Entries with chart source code

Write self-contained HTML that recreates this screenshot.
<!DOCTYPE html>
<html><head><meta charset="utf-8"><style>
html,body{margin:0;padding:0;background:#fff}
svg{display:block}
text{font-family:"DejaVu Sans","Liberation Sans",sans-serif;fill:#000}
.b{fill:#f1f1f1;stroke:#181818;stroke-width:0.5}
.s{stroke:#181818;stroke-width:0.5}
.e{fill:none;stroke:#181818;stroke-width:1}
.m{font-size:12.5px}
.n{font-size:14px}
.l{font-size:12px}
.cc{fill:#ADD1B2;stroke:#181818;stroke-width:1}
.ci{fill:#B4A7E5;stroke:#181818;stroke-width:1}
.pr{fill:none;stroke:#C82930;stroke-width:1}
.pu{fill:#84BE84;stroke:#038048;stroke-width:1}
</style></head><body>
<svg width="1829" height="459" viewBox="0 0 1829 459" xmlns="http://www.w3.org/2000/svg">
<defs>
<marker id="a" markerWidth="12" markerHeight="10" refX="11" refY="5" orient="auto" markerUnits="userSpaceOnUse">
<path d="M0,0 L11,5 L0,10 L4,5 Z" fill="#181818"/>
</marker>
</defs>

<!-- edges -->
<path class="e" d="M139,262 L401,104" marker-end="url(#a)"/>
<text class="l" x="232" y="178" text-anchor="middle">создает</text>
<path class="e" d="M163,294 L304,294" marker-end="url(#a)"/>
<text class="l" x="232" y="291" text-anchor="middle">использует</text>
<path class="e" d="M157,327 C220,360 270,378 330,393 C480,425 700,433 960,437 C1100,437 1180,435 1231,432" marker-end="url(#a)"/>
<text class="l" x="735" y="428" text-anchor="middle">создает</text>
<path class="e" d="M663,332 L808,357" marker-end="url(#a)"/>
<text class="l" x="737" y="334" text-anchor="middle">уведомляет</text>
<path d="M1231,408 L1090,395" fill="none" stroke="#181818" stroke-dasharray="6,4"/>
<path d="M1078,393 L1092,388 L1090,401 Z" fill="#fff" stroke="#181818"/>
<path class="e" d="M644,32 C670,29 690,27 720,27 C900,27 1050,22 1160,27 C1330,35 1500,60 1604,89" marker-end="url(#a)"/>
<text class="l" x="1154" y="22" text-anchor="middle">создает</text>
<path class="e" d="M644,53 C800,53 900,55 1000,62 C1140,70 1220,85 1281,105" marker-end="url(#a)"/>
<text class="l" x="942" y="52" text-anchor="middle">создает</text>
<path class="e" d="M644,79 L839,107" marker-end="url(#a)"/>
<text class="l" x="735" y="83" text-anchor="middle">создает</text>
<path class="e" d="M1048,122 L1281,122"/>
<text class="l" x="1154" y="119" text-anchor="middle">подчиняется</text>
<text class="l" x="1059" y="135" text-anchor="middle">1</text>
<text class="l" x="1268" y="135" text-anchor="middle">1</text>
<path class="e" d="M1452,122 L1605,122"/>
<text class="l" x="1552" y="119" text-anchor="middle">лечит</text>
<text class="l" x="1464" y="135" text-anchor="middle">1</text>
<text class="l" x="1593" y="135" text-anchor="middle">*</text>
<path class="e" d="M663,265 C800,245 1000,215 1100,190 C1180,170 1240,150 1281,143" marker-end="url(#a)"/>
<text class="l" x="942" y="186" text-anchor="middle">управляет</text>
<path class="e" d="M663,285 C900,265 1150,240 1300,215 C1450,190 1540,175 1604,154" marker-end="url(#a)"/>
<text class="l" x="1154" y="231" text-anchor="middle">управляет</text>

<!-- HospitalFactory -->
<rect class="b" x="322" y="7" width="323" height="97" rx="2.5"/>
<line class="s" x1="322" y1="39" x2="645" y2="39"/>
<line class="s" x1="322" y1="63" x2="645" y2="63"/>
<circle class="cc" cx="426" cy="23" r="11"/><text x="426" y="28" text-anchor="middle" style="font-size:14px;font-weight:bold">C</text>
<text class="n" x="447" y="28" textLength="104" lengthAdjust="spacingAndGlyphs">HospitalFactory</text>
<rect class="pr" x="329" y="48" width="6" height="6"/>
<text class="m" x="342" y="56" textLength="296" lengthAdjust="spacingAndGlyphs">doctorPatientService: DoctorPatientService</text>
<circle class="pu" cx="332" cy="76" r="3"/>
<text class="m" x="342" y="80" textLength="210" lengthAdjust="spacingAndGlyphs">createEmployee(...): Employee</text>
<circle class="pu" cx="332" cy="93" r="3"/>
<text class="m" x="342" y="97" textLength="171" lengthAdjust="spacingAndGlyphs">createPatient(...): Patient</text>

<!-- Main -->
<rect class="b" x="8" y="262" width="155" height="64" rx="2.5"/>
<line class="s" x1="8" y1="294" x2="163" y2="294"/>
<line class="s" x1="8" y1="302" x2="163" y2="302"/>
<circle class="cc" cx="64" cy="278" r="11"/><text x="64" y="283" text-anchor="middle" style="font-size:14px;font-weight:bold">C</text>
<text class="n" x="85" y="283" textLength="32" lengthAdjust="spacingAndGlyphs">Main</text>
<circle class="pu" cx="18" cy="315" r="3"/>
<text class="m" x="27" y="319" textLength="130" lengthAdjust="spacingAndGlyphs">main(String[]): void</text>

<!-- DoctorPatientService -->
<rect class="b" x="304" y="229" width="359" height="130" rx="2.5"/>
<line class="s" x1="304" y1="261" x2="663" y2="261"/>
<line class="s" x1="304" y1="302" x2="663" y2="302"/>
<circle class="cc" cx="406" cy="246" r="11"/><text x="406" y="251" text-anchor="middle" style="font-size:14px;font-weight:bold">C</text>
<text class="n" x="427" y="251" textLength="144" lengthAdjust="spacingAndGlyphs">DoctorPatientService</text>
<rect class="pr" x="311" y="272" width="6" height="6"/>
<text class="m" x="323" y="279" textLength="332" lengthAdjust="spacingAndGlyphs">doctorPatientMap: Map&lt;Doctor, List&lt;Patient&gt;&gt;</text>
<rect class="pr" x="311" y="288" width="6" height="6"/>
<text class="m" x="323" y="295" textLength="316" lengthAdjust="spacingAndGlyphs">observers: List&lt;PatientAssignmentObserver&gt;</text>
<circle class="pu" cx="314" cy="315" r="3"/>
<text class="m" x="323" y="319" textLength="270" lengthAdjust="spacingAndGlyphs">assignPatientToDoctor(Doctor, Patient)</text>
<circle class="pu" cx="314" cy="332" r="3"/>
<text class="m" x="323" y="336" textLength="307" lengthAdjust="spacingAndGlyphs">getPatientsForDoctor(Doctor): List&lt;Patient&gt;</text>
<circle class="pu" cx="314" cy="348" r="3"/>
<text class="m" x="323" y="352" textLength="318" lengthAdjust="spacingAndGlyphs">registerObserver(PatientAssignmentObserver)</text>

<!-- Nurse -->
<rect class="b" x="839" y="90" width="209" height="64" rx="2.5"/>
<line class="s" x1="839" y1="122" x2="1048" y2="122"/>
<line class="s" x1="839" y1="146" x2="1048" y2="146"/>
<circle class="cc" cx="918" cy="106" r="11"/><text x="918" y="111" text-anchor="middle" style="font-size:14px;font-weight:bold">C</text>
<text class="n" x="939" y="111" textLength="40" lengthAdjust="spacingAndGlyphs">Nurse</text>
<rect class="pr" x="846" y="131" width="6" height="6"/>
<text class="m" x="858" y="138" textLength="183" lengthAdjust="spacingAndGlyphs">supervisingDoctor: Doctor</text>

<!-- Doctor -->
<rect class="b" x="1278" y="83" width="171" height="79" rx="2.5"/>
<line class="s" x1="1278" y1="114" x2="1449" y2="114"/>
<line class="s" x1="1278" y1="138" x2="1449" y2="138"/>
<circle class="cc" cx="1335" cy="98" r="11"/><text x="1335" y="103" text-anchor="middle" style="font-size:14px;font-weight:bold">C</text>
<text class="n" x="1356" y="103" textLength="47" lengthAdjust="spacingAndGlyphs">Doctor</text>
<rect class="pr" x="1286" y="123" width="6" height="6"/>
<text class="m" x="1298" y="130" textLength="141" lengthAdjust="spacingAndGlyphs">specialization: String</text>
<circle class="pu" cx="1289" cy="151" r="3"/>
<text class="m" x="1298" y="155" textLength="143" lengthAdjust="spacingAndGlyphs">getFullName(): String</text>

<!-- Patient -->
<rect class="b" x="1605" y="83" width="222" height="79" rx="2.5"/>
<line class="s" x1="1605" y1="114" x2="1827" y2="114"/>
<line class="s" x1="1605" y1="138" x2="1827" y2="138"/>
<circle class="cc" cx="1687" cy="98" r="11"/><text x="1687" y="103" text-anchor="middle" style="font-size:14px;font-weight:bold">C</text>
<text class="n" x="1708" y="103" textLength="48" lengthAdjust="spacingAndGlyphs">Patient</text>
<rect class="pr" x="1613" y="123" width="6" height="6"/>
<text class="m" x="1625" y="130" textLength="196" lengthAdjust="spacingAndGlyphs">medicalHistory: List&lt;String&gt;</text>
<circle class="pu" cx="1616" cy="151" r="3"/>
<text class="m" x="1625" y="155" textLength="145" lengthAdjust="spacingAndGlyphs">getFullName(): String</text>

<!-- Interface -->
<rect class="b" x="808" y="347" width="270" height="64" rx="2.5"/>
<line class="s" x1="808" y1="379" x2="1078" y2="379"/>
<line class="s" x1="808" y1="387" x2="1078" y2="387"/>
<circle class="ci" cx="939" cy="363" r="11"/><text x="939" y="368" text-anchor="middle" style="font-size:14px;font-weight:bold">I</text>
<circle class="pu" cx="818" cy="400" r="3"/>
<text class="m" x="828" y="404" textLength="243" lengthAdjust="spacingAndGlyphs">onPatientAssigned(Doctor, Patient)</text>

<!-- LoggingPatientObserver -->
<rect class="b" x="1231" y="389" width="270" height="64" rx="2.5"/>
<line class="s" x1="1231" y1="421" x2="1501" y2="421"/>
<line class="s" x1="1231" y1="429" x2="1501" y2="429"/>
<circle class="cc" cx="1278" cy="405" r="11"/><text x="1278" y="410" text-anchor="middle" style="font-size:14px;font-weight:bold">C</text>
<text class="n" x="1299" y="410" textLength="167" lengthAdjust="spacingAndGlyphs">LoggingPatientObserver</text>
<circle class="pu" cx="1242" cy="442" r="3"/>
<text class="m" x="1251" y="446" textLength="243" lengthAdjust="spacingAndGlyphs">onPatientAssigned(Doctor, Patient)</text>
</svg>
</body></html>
* * *
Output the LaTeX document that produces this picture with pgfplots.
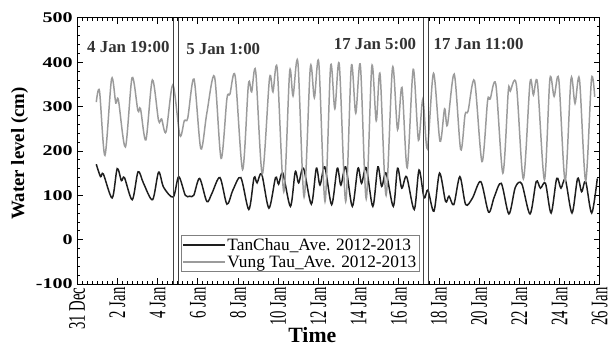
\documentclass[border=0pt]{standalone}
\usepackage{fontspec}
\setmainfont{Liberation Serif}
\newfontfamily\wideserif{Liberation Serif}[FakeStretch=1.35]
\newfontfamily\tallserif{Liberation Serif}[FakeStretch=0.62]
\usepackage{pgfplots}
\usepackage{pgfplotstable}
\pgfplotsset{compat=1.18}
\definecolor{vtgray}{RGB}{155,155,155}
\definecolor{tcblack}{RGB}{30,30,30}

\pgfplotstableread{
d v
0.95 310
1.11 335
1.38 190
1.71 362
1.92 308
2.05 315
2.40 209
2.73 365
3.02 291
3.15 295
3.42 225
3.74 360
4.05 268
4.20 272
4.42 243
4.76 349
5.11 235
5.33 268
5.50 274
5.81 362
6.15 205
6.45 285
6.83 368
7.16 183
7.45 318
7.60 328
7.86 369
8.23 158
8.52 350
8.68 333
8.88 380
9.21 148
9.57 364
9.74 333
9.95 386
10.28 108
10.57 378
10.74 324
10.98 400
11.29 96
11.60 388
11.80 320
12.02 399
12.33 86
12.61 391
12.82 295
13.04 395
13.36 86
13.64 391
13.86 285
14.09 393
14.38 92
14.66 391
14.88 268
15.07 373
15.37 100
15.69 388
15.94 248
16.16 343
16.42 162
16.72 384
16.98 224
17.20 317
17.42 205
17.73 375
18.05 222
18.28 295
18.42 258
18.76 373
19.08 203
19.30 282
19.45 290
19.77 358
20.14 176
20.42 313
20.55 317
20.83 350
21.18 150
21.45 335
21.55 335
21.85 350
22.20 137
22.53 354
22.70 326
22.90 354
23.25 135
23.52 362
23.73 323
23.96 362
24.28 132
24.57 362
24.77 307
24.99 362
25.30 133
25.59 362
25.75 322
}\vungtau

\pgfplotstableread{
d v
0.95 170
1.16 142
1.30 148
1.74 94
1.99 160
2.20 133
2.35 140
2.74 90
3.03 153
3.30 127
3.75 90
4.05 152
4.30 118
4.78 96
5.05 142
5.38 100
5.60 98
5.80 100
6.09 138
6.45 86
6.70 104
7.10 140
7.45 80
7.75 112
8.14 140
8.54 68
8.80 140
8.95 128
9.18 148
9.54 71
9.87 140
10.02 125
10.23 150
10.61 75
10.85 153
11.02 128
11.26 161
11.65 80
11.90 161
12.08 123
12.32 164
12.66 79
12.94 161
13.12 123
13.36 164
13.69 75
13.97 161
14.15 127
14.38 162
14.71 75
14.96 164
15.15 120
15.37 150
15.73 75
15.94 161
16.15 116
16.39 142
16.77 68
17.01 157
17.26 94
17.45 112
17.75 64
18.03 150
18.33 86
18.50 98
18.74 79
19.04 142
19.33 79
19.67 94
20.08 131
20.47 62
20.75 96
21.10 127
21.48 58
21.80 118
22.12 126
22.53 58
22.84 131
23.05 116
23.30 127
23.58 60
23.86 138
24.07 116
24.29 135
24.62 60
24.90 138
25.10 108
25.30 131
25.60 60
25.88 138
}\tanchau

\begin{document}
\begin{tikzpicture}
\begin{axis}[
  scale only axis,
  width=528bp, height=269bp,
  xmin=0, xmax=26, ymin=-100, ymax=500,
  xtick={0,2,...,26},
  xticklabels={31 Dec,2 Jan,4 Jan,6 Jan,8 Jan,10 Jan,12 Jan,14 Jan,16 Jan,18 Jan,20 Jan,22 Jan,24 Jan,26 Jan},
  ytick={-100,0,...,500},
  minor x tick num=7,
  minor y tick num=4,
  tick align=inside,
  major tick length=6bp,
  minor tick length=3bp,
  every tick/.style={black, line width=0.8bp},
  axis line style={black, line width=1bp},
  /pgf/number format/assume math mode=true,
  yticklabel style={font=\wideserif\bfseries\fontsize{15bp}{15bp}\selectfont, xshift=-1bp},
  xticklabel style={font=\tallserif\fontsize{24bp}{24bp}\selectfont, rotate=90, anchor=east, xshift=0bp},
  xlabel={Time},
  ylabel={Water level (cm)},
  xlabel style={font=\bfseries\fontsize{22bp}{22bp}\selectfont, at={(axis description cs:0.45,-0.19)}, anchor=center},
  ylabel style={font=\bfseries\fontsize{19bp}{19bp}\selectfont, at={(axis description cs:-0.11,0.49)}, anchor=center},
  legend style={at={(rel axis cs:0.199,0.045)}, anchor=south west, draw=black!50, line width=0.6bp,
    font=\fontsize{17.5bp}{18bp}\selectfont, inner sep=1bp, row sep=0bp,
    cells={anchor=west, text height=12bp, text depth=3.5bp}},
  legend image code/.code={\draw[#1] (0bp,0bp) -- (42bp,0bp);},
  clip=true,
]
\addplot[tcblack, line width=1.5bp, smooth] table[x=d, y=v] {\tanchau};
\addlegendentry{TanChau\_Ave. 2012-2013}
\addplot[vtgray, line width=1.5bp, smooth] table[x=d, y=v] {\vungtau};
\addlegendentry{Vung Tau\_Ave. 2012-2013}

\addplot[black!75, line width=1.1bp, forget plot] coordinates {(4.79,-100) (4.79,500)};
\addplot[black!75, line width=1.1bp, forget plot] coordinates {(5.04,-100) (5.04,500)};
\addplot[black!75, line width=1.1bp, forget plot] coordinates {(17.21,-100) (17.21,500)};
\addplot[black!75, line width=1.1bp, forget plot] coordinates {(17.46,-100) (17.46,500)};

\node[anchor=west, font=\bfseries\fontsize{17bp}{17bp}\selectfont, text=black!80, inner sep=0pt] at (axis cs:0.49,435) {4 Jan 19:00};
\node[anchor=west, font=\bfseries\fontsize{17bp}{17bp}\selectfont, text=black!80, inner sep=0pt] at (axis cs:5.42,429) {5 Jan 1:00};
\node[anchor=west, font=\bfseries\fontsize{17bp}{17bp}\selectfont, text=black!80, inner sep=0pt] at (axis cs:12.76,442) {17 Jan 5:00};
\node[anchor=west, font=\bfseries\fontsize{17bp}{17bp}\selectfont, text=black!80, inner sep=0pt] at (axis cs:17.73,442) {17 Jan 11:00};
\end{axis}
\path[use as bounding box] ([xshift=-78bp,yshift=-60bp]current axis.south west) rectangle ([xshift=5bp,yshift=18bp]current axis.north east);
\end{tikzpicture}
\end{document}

### Problem details
Locate the word "this" in the records above, and return each line that has it.

### Problem solution
Write self-contained HTML that recreates this screenshot.
Output the LaTeX document that produces this picture with pgfplots.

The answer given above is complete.